“The essence of architecture is to open the hearts of the people,” says Japanese minimalist master Tadao Ando, “and to move them in such a way that they are glad to be on Earth.”
Tadao Ando: From Emptiness to Infinity, a 2013 documentary by German filmmaker Mathias Frick, offers an exclusive behind-the-scenes look into the work and processes of Ando, the only architect to have won the discipline’s four most prestigious prizes: the Pritzker, Carlsberg, Praemium Imperiale, and Kyoto Prize.
Ando’s unprecedented use of concrete, wood, water, light, space, and natural forms creates a Zen-like connection between Japanese traditions and contemporary modernism. His creative use of natural light and his buildings’ ability to seamlessly evoke the contours of the landscape are his calling cards, and give Ando's award-winning homes, churches, museums, apartment buildings and cultural spaces an open, inviting quality that belies the structures' minimalist construction.
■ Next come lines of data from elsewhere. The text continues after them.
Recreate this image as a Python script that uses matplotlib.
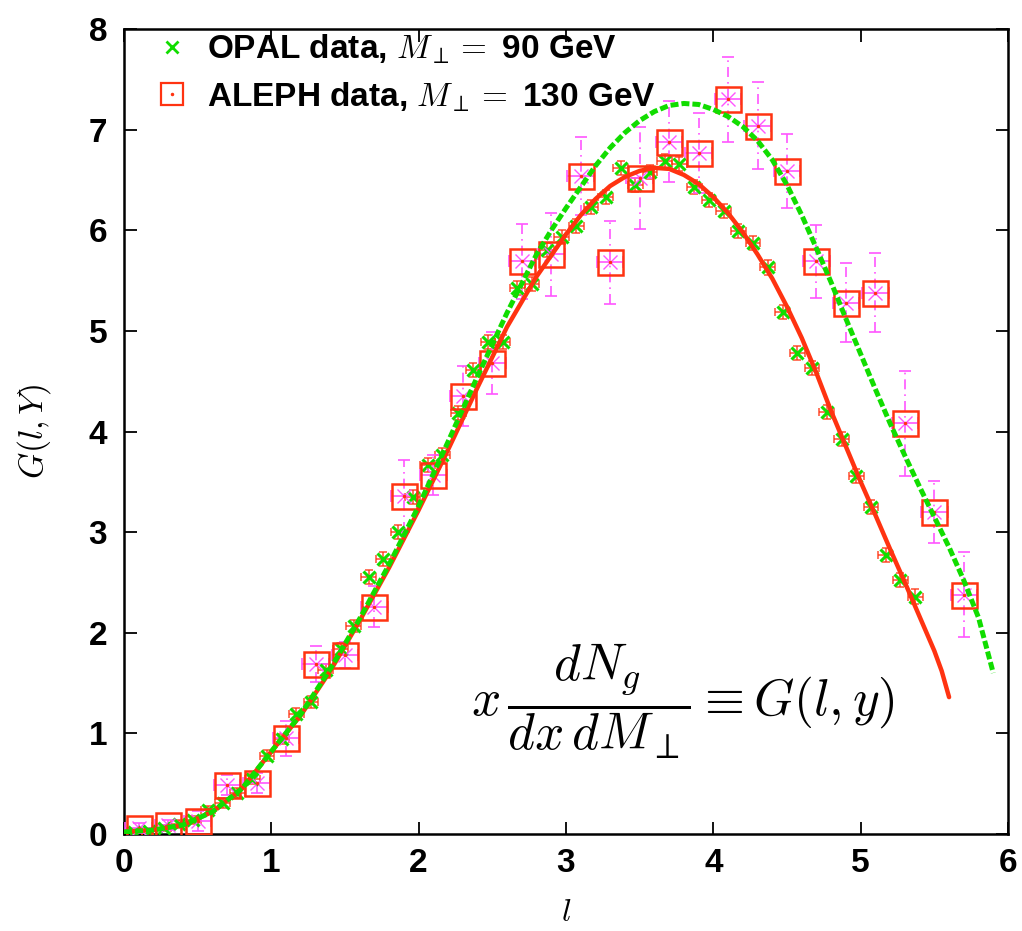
import matplotlib
matplotlib.use('Agg')
import matplotlib.pyplot as plt
from matplotlib.lines import Line2D
from matplotlib.legend_handler import HandlerTuple

plt.rcParams['font.family'] = ['Liberation Sans', 'DejaVu Sans']
plt.rcParams['mathtext.fontset'] = 'cm'

# ---------------- data ----------------
opal_l = [0.07, 0.17, 0.27, 0.37, 0.47, 0.57, 0.67, 0.77, 0.87, 0.97,
          1.07, 1.17, 1.27, 1.37, 1.47, 1.56, 1.66, 1.76, 1.86, 1.96,
          2.06, 2.16, 2.27, 2.37, 2.47, 2.57, 2.67, 2.77, 2.87, 2.97,
          3.07, 3.17, 3.27, 3.37, 3.47, 3.57, 3.67, 3.77, 3.87, 3.97,
          4.07, 4.17, 4.27, 4.37, 4.47, 4.57, 4.67, 4.77, 4.87, 4.97,
          5.07, 5.17, 5.27, 5.37]
opal_G = [0.02, 0.03, 0.06, 0.10, 0.14, 0.24, 0.31, 0.41, 0.55, 0.78,
          0.94, 1.19, 1.31, 1.63, 1.84, 2.07, 2.55, 2.73, 3.00, 3.35,
          3.67, 3.77, 4.18, 4.61, 4.89, 4.89, 5.43, 5.47, 5.80, 5.93,
          6.04, 6.23, 6.33, 6.62, 6.45, 6.58, 6.69, 6.66, 6.43, 6.30,
          6.19, 5.99, 5.87, 5.63, 5.19, 4.78, 4.63, 4.19, 3.93, 3.56,
          3.25, 2.77, 2.52, 2.36]
opal_dl = [0.05] * 54
opal_dG = [0.03, 0.03, 0.03, 0.04, 0.04, 0.04, 0.05, 0.05, 0.05, 0.05,
           0.05, 0.06, 0.06, 0.06, 0.06, 0.06, 0.07, 0.07, 0.07, 0.07,
           0.07, 0.07, 0.07, 0.07, 0.07, 0.07, 0.07, 0.07, 0.07, 0.07,
           0.07, 0.07, 0.07, 0.07, 0.07, 0.07, 0.07, 0.07, 0.07, 0.07,
           0.07, 0.07, 0.07, 0.07, 0.07, 0.07, 0.07, 0.07, 0.07, 0.07,
           0.07, 0.07, 0.07, 0.07]

aleph_l = [0.1, 0.3, 0.5, 0.7, 0.9, 1.1, 1.3, 1.5, 1.7, 1.9,
           2.1, 2.3, 2.5, 2.7, 2.9, 3.1, 3.3, 3.5, 3.7, 3.9,
           4.1, 4.3, 4.5, 4.7, 4.9, 5.1, 5.3, 5.5, 5.7]
aleph_G = [0.06, 0.09, 0.13, 0.49, 0.51, 0.95, 1.69, 1.78, 2.26, 3.36,
           3.57, 4.35, 4.68, 5.69, 5.76, 6.54, 5.68, 6.52, 6.88, 6.77,
           7.30, 7.04, 6.59, 5.69, 5.28, 5.38, 4.08, 3.20, 2.38]
aleph_dl = [0.09] * 29
aleph_dG = [0.05, 0.05, 0.10, 0.10, 0.10, 0.17, 0.18, 0.13, 0.20, 0.36,
            0.20, 0.30, 0.31, 0.37, 0.41, 0.39, 0.41, 0.51, 0.40, 0.40,
            0.42, 0.43, 0.37, 0.36, 0.39, 0.39, 0.52, 0.31, 0.42]

# theory curves
curve90_l = [0.0, 0.2, 0.4, 0.6, 0.8, 1.0, 1.2, 1.4, 1.6, 1.8, 2.0, 2.2,
             2.4, 2.6, 2.8, 3.0, 3.1, 3.2, 3.3, 3.4, 3.5, 3.6, 3.7, 3.8,
             3.9, 4.0, 4.1, 4.2, 4.3, 4.4, 4.5, 4.6, 4.7, 4.8, 4.9, 5.0,
             5.1, 5.2, 5.3, 5.4, 5.5, 5.55, 5.6]
curve90_G = [0.02, 0.04, 0.09, 0.22, 0.45, 0.82, 1.18, 1.62, 2.12, 2.65,
             3.22, 3.82, 4.44, 5.04, 5.54, 5.96, 6.15, 6.31, 6.44, 6.53,
             6.59, 6.62, 6.61, 6.55, 6.46, 6.33, 6.17, 5.98, 5.76, 5.52,
             5.24, 4.93, 4.58, 4.20, 3.85, 3.50, 3.17, 2.83, 2.50, 2.16,
             1.82, 1.62, 1.36]
curve130_l = [0.0, 0.2, 0.4, 0.6, 0.8, 1.0, 1.2, 1.4, 1.6, 1.8, 2.0, 2.2,
              2.4, 2.6, 2.8, 2.9, 3.0, 3.1, 3.2, 3.3, 3.4, 3.5, 3.6, 3.7,
              3.8, 3.9, 4.0, 4.1, 4.2, 4.3, 4.4, 4.5, 4.6, 4.7, 4.8, 4.9,
              5.0, 5.1, 5.2, 5.3, 5.4, 5.5, 5.6, 5.7, 5.8, 5.9]
curve130_G = [0.02, 0.04, 0.09, 0.22, 0.45, 0.82, 1.19, 1.64, 2.14, 2.68,
              3.26, 3.90, 4.55, 5.18, 5.76, 6.00, 6.22, 6.43, 6.64, 6.82,
              6.97, 7.09, 7.18, 7.24, 7.26, 7.25, 7.20, 7.13, 7.03, 6.89,
              6.70, 6.45, 6.15, 5.82, 5.48, 5.12, 4.77, 4.42, 4.08, 3.76,
              3.45, 3.15, 2.85, 2.52, 2.15, 1.60]

RED = '#ff3311'
GREEN = '#11dd00'
MAG = '#ff55ff'

# ---------------- figure ----------------
fig = plt.figure(figsize=(10.22, 9.31), dpi=100)
ax = fig.add_axes([124 / 1022, 1 - 834 / 931, 884 / 1022, 805 / 931])

# OPAL data: red error bars, green crosses
ax.errorbar(opal_l, opal_G, xerr=opal_dl, yerr=opal_dG, fmt='none',
            ecolor=RED, elinewidth=1.2, capsize=3, capthick=1.2, alpha=0.8,
            zorder=3)
ax.plot(opal_l, opal_G, linestyle='none', marker='x', color=GREEN,
        markersize=8, markeredgewidth=2.2, zorder=4)

# ALEPH data: magenta error bars and crosses, red open squares with dot
eb = ax.errorbar(aleph_l, aleph_G, xerr=aleph_dl, yerr=aleph_dG, fmt='none',
                 ecolor=MAG, elinewidth=1.2, capsize=4, capthick=1.2,
                 zorder=3)
eb[2][1].set_linestyle((0, (6, 3, 1, 3)))
ax.plot(aleph_l, aleph_G, linestyle='none', marker='x', color=MAG,
        markersize=10, markeredgewidth=1.0, zorder=4)
ax.plot(aleph_l, aleph_G, linestyle='none', marker='s', markersize=18,
        markerfacecolor='none', markeredgecolor=RED, markeredgewidth=1.8,
        zorder=5)
ax.plot(aleph_l, aleph_G, linestyle='none', marker='.', markersize=3,
        color=RED, zorder=5)

# theory curves
ax.plot(curve90_l, curve90_G, color=RED, linewidth=3.2, zorder=6,
        solid_capstyle='round', solid_joinstyle='round')
ax.plot(curve130_l, curve130_G, color=GREEN, linewidth=3.6, zorder=7,
        dashes=(1.6, 0.6))

ax.set_xlim(0, 6)
ax.set_ylim(0, 8)
ax.set_xticks([0, 1, 2, 3, 4, 5, 6])
ax.set_yticks([0, 1, 2, 3, 4, 5, 6, 7, 8])
ax.tick_params(direction='in', length=9, width=1.3, top=True, right=True,
               labelsize=24)
ax.tick_params(axis='x', pad=10)
ax.tick_params(axis='y', pad=12)
for lab in ax.get_xticklabels() + ax.get_yticklabels():
    lab.set_fontweight('bold')
for sp in ax.spines.values():
    sp.set_linewidth(1.8)

ax.set_ylabel('$G(l,Y)$', fontsize=24)
ax.yaxis.set_label_coords(-0.080, 0.50)
ax.set_xlabel('$l$', fontsize=23, va='top')
ax.xaxis.set_label_coords(0.5, -0.080)

ax.text(3.79, 1.32, r'$x\,\dfrac{dN_g}{dx\,dM_\perp}\equiv G(l,y)$',
        fontsize=37, ha='center', va='center', zorder=8)

h1 = Line2D([], [], linestyle='none', marker='x', color=GREEN,
            markersize=8, markeredgewidth=2)
h2a = Line2D([], [], linestyle='none', marker='s', markersize=16,
             markerfacecolor='none', markeredgecolor=RED, markeredgewidth=1.6)
h2b = Line2D([], [], linestyle='none', marker='.', markersize=3, color=RED)
leg = ax.legend([h1, (h2a, h2b)],
                [r'OPAL data, $M_\perp=$ 90 GeV',
                 r'ALEPH data, $M_\perp=$ 130 GeV'],
                handler_map={tuple: HandlerTuple(ndivide=1)},
                loc='upper left', bbox_to_anchor=(0.035, 0.996),
                frameon=False, prop={'weight': 'bold', 'size': 24},
                handlelength=1.05, handletextpad=0.5, labelspacing=0.42,
                borderaxespad=0.0, borderpad=0.0)

fig.savefig('out.png', dpi=100)
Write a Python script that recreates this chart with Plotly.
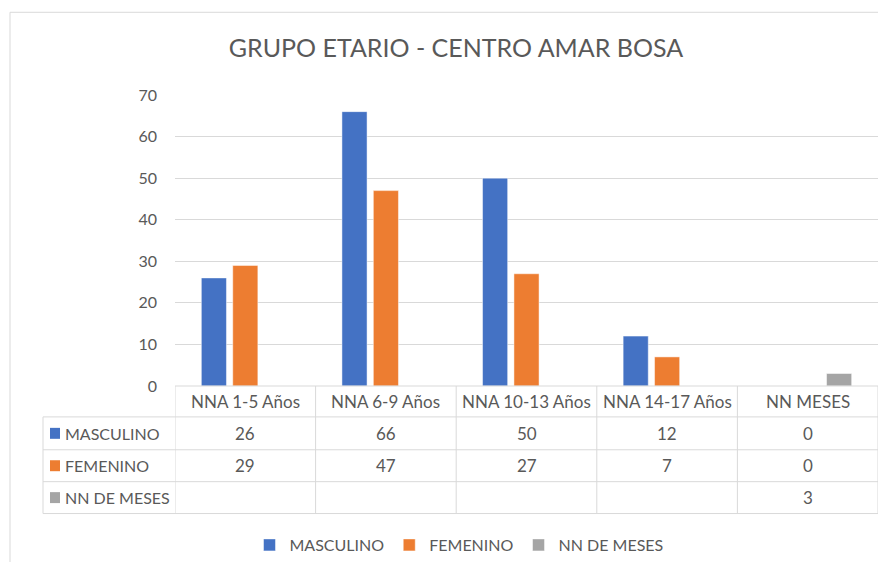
import plotly.graph_objects as go

# ---------------- data ----------------
categories = ["NNA 1-5 Años", "NNA 6-9 Años", "NNA 10-13 Años", "NNA 14-17 Años", "NN MESES"]
series_names = ["MASCULINO", "FEMENINO", "NN DE MESES"]
masculino = [26, 66, 50, 12, 0]
femenino = [29, 47, 27, 7, 0]
nn_meses = [None, None, None, None, 3]
y_ticks = [0, 10, 20, 30, 40, 50, 60, 70]
title_text = "GRUPO ETARIO - CENTRO AMAR BOSA"

# ---------------- style ----------------
colors = ["#4472C4", "#ED7D31", "#A5A5A5"]
TXT = "#595959"
GRID = "#D9D9D9"
FONT = "Lato, Roboto, sans-serif"

OFF = 8                      # page body margin
W, H = 886 - 2 * OFF, 570 - 2 * OFF
# plot area in page pixels
PL, PR, PT, PB = 175, 878, 95, 387
pw, ph = PR - PL, PB - PT


def px(x):
    return (x - PL) / pw


def py(y):
    return (PB - y) / ph


series = [masculino, femenino, nn_meses]

fig = go.Figure()
for name, vals, col in zip(series_names, series, colors):
    fig.add_trace(go.Bar(
        x=categories, y=vals, name=name,
        marker=dict(color=col, line=dict(color="rgba(255,255,255,0.6)", width=0.8)),
        hoverinfo="x+y+name",
    ))

shapes = []
annotations = []

# outer chart border
shapes.append(dict(type="rect", xref="paper", yref="paper",
                   x0=px(10), x1=px(900), y0=py(600), y1=py(12),
                   line=dict(color=GRID, width=1), layer="below"))

# data table
row_edges = [387, 418, 451, 483, 515]
left_edge = 43
n = len(categories)
for i, yy in enumerate(row_edges):
    if i == 0:
        shapes.append(dict(type="line", xref="x", yref="paper",
                           x0=-0.5, x1=n - 0.5, y0=py(yy), y1=py(yy),
                           line=dict(color=GRID, width=1)))
    else:
        shapes.append(dict(type="line", xref="paper", yref="paper",
                           x0=px(left_edge), x1=1, y0=py(yy), y1=py(yy),
                           line=dict(color=GRID, width=1)))
for i in range(n + 1):
    shapes.append(dict(type="line", xref="x", yref="paper",
                       x0=i - 0.5, x1=i - 0.5, y0=py(row_edges[0]), y1=py(row_edges[-1]),
                       line=dict(color=GRID, width=1)))
shapes.append(dict(type="line", xref="paper", yref="paper",
                   x0=px(left_edge), x1=px(left_edge), y0=py(row_edges[1]), y1=py(row_edges[-1]),
                   line=dict(color=GRID, width=1)))

TS = 17
LS = 16
hy = py((row_edges[0] + row_edges[1]) / 2)
for c in categories:
    annotations.append(dict(x=c, y=hy, xref="x", yref="paper", text=c, showarrow=False,
                            font=dict(family=FONT, size=TS, color=TXT),
                            xanchor="center", yanchor="middle"))
for r, (name, vals, col) in enumerate(zip(series_names, series, colors)):
    yc = (row_edges[r + 1] + row_edges[r + 2]) / 2
    shapes.append(dict(type="rect", xref="paper", yref="paper",
                       x0=px(50), x1=px(60), y0=py(yc + 5.5), y1=py(yc - 5.5),
                       fillcolor=col, line=dict(width=0)))
    annotations.append(dict(x=px(63), y=py(yc), xref="paper", yref="paper", text=name,
                            showarrow=False, font=dict(family=FONT, size=LS, color=TXT),
                            xanchor="left", yanchor="middle"))
    for c, v in zip(categories, vals):
        if v is None:
            continue
        annotations.append(dict(x=c, y=py(yc), xref="x", yref="paper", text=str(v),
                                showarrow=False, font=dict(family=FONT, size=TS, color=TXT),
                                xanchor="center", yanchor="middle"))

fig.update_layout(
    width=W, height=H,
    margin=dict(l=PL - OFF, r=W - (PR - OFF), t=PT - OFF, b=H - (PB - OFF), pad=0),
    paper_bgcolor="white", plot_bgcolor="white",
    title=dict(text=title_text, x=(456 - OFF) / W, xanchor="center",
               y=1 - (48 - OFF) / H, yanchor="middle",
               font=dict(family=FONT, size=25, color=TXT)),
    barmode="group", bargap=0.33, bargroupgap=0.2,
    font=dict(family=FONT, color=TXT),
    xaxis=dict(type="category", range=[-0.5, n - 0.5], showticklabels=False,
               showgrid=False, showline=False, zeroline=False, ticks=""),
    yaxis=dict(range=[0, 70], tickvals=y_ticks, showgrid=True, gridcolor=GRID, gridwidth=1,
               zeroline=False, showline=False, ticks="", ticklabelstandoff=17,
               tickfont=dict(family=FONT, size=16, color=TXT)),
    legend=dict(orientation="h", x=px(459), xanchor="center", y=py(546), yanchor="middle",
                font=dict(family=FONT, size=16, color=TXT), itemwidth=30,
                bgcolor="rgba(0,0,0,0)"),
    shapes=shapes, annotations=annotations,
)

fig.write_html("out.html")
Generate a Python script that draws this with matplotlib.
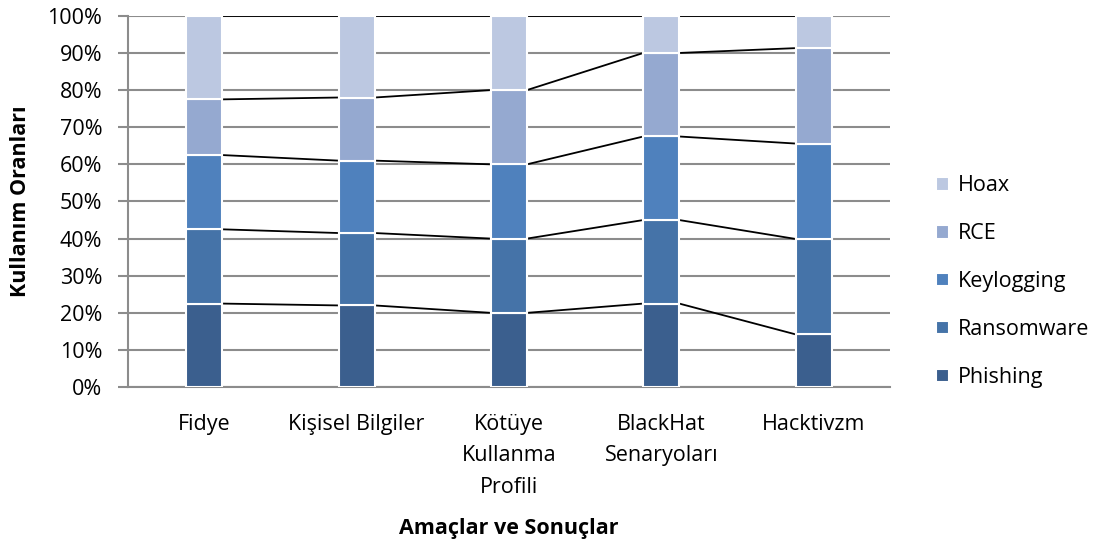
import matplotlib.pyplot as plt
import numpy as np

plt.rcParams['font.family'] = ['Open Sans', 'DejaVu Sans']

categories = ['Fidye', 'Kişisel Bilgiler', 'Kötüye\nKullanma\nProfili',
              'BlackHat\nSenaryoları', 'Hacktivzm']
series = ['Phishing', 'Ransomware', 'Keylogging', 'RCE', 'Hoax']
phishing = [22.5, 22.0, 20.0, 22.5, 14.2]
ransomware = [20.0, 19.5, 20.0, 22.5, 25.7]
keylogging = [20.0, 19.5, 20.0, 22.5, 25.7]
rce = [15.0, 17.0, 20.0, 22.5, 25.7]
hoax = [22.5, 22.0, 20.0, 10.0, 8.7]
colors = ['#3b5f8e', '#4573a8', '#4f81bd', '#95a9d0', '#bcc8e1']

data = np.array([phishing, ransomware, keylogging, rce, hoax])
data = data / data.sum(axis=0) * 100   # 100% stacked

fs = 15.5
fig = plt.figure(figsize=(11.04, 5.46), dpi=100)
ax = fig.add_axes([0.116, 0.291, 0.690, 0.680])

x = np.arange(len(categories))
w = 0.236
bottom = np.zeros(len(categories))
handles = []
for vals, name, c in zip(data, series, colors):
    b = ax.bar(x, vals, w, bottom=bottom, color=c, edgecolor='white',
               linewidth=1.5, label=name, zorder=3)
    handles.append(b)
    bottom = bottom + vals
    # series lines between neighbouring bars
    for i in range(len(x) - 1):
        ax.plot([x[i] + w / 2, x[i + 1] - w / 2], [bottom[i], bottom[i + 1]],
                color='black', lw=1.3, zorder=2)

ax.set_xlim(-0.5, len(categories) - 0.5)
ax.set_ylim(0, 100)
ax.set_yticks(np.arange(0, 101, 10))
ax.set_yticklabels([f'{v}%' for v in range(0, 101, 10)])
ax.set_xticks(x)
ax.set_xticklabels(categories, linespacing=1.68)
ax.yaxis.grid(True, color='#8c8c8c', lw=1.5, zorder=0)
ax.set_axisbelow(True)

for s in ['top', 'right']:
    ax.spines[s].set_visible(False)
for s in ['left', 'bottom']:
    ax.spines[s].set_color('#8c8c8c')
    ax.spines[s].set_linewidth(1.5)
ax.tick_params(axis='y', length=7.5, width=1.5, color='#8c8c8c',
               labelsize=fs, pad=11)
ax.tick_params(axis='x', length=0, labelsize=fs, pad=19)

ax.set_ylabel('Kullanım Oranları', fontsize=fs, fontweight='bold', labelpad=12)
ax.set_xlabel('Amaçlar ve Sonuçlar', fontsize=fs, fontweight='bold', labelpad=14)

fig.legend(handles[::-1], series[::-1], loc='center left',
           bbox_to_anchor=(0.830, 0.484), frameon=False, fontsize=fs,
           handlelength=0.6, handleheight=0.6, handletextpad=0.45,
           labelspacing=1.25)

fig.savefig('out.png', dpi=100)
"To change the dwelling is to change the city and to reform society,” Ando says, noting that his deceptively simple buildings are meant to give people space to live and unfold in a contemplative manner. By taking viewers into the architect’s thought processes and motivations, the documentary delves into the nature of how those changes have been woven throughout Ando’s four-decade-long career.